The summer months brought their usual crop protection challenges. A wet spring progressed into a weed-stricken summer across much of the Cotton Belt, where glyphosate-resistance – most often in the form of Palmer amaranth – was prevalent throughout the Southeast, Mid-South and Southwest. That struggle was reflected in the variety choices growers made on the front end of the season.

“Transgenic varieties – genetically engineered varieties resistant to worms, herbicides or both – accounted for about 98.8 percent of Upland cotton planted in the United States in 2015,” said the USDA Cotton Varieties Planted 2015 Crop report, released in September. In Alabama, Arkansas, Arizona, Florida, Missouri, Mississippi, New Mexico and Tennessee, every single acre planted in cotton was given to a transgenic variety. Growers still spent excessive amounts on inputs to control weed pests throughout the year.

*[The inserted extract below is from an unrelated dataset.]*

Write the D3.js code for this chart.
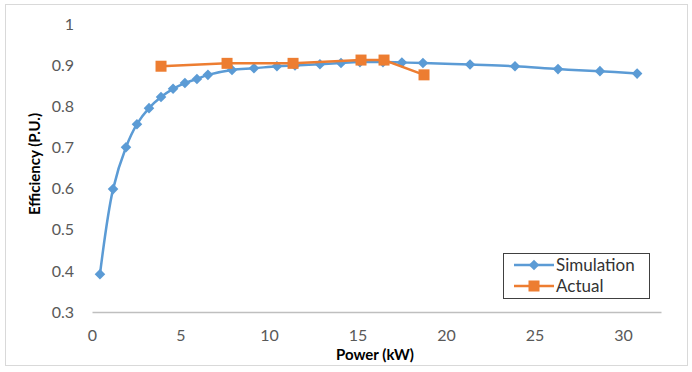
<!DOCTYPE html>
<html><head><meta charset="utf-8">
<script src="https://cdn.jsdelivr.net/npm/d3@7"></script>
<style>body{margin:0;background:#fff}svg{display:block}</style>
</head><body>
<svg id="c" width="692" height="372"></svg>
<script>
const simX = [0.45,1.19,1.92,2.54,3.22,3.9,4.58,5.25,5.93,6.55,7.91,9.15,10.45,11.47,12.88,14.07,15.14,16.44,17.51,18.7,21.36,23.9,26.33,28.7,30.8];
const simY = [0.392,0.599,0.701,0.757,0.796,0.823,0.843,0.857,0.867,0.877,0.889,0.893,0.898,0.9,0.903,0.906,0.908,0.908,0.907,0.906,0.902,0.898,0.891,0.886,0.88];
const actX = [3.9,7.63,11.36,15.2,16.5,18.76];
const actY = [0.898,0.905,0.905,0.913,0.913,0.877];
const xTicks = [0,5,10,15,20,25,30];
const yTicks = [0.3,0.4,0.5,0.6,0.7,0.8,0.9,1];
const seriesNames = ["Simulation","Actual"];
const colors = ["#5B9BD5","#ED7D31"];

const svg = d3.select("#c");
const font = "Lato, 'Liberation Sans', sans-serif";
svg.append("rect").attr("x",5.5).attr("y",4.5).attr("width",682).attr("height",361)
  .attr("fill","#fff").attr("stroke","#d9d9d9").attr("stroke-width",1);

const x = d3.scaleLinear().domain([0,32.15]).range([92,661]);
const y = d3.scaleLinear().domain([0.3,1.0]).range([312,24.3]);

// x axis
const xa = svg.append("g").attr("transform","translate(0,312)")
  .call(d3.axisBottom(x).tickValues(xTicks).tickSize(0).tickPadding(18).tickFormat(d3.format("d")));
xa.select(".domain").attr("stroke","#bfbfbf").attr("stroke-width",1.3);
xa.selectAll("text").attr("font-family",font).attr("font-size",16).attr("fill","#595959");

// y axis
const ya = svg.append("g").attr("transform","translate(76,0)")
  .call(d3.axisLeft(y).tickValues(yTicks).tickSize(0).tickPadding(2).tickFormat(d=>d===1?"1":d3.format(".1f")(d)));
ya.select(".domain").remove();
ya.selectAll("text").attr("font-family",font).attr("font-size",16).attr("fill","#595959");

// titles
svg.append("text").attr("x",375).attr("y",360).attr("text-anchor","middle")
  .attr("font-family",font).attr("font-weight","bold").attr("font-size",15).attr("fill","#000").text("Power (kW)");
svg.append("text").attr("transform","translate(40,164) rotate(-90)").attr("text-anchor","middle")
  .attr("font-family",font).attr("font-weight","bold").attr("font-size",15).attr("fill","#000").text("Efficiency (P.U.)");

const sim = simX.map((v,i)=>[v,simY[i]]);
const act = actX.map((v,i)=>[v,actY[i]]);

const lineSmooth = d3.line().x(d=>x(d[0])).y(d=>y(d[1])).curve(d3.curveCatmullRom.alpha(0.5));
const lineStraight = d3.line().x(d=>x(d[0])).y(d=>y(d[1]));

svg.append("path").attr("d",lineSmooth(sim)).attr("fill","none").attr("stroke",colors[0]).attr("stroke-width",2.5);
svg.append("g").selectAll("path").data(sim).join("path")
  .attr("transform",d=>`translate(${x(d[0])},${y(d[1])}) rotate(45)`)
  .attr("d",d3.symbol().type(d3.symbolSquare).size(56)).attr("fill",colors[0]);

svg.append("path").attr("d",lineStraight(act)).attr("fill","none").attr("stroke",colors[1]).attr("stroke-width",2.5);
svg.append("g").selectAll("rect").data(act).join("rect")
  .attr("x",d=>x(d[0])-5.5).attr("y",d=>y(d[1])-5.5).attr("width",11).attr("height",11).attr("fill",colors[1]);

// legend
const lg = svg.append("g");
lg.append("rect").attr("x",503.5).attr("y",253.5).attr("width",146).attr("height",45)
  .attr("fill","#fff").attr("stroke","#404040").attr("stroke-width",1);
seriesNames.forEach((n,i)=>{
  const yy = 265 + i*21;
  lg.append("line").attr("x1",514).attr("x2",554).attr("y1",yy).attr("y2",yy).attr("stroke",colors[i]).attr("stroke-width",2.5);
  if(i===0){
    lg.append("path").attr("transform",`translate(534,${yy}) rotate(45)`).attr("d",d3.symbol().type(d3.symbolSquare).size(56)).attr("fill",colors[i]);
  } else {
    lg.append("rect").attr("x",528.5).attr("y",yy-5.5).attr("width",11).attr("height",11).attr("fill",colors[i]);
  }
  lg.append("text").attr("x",556).attr("y",yy+6).attr("font-family",font).attr("font-size",17).attr("fill","#333").text(n);
});
</script>
</body></html>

Harvest season was not without its challenges, as well. While cotton growers in the Southwest raced against the clock to pack in heat units and harvest their crop, producers along the Atlantic coast were besieged by excessive rains. In the Carolinas, boll sprouts were prevalent.

In a development that mirrors recent years, many growers across the Cotton Belt set personal yield records in 2015, thanks in large part to superior germplasm from the seed companies, as well as progressive management practices.

In a year when cotton prices are low while input costs continue to rise, yield numbers provided a lifeline to growers across the United States. They will no doubt keep a wary eye on commodity prices as they look ahead to the 2016 season.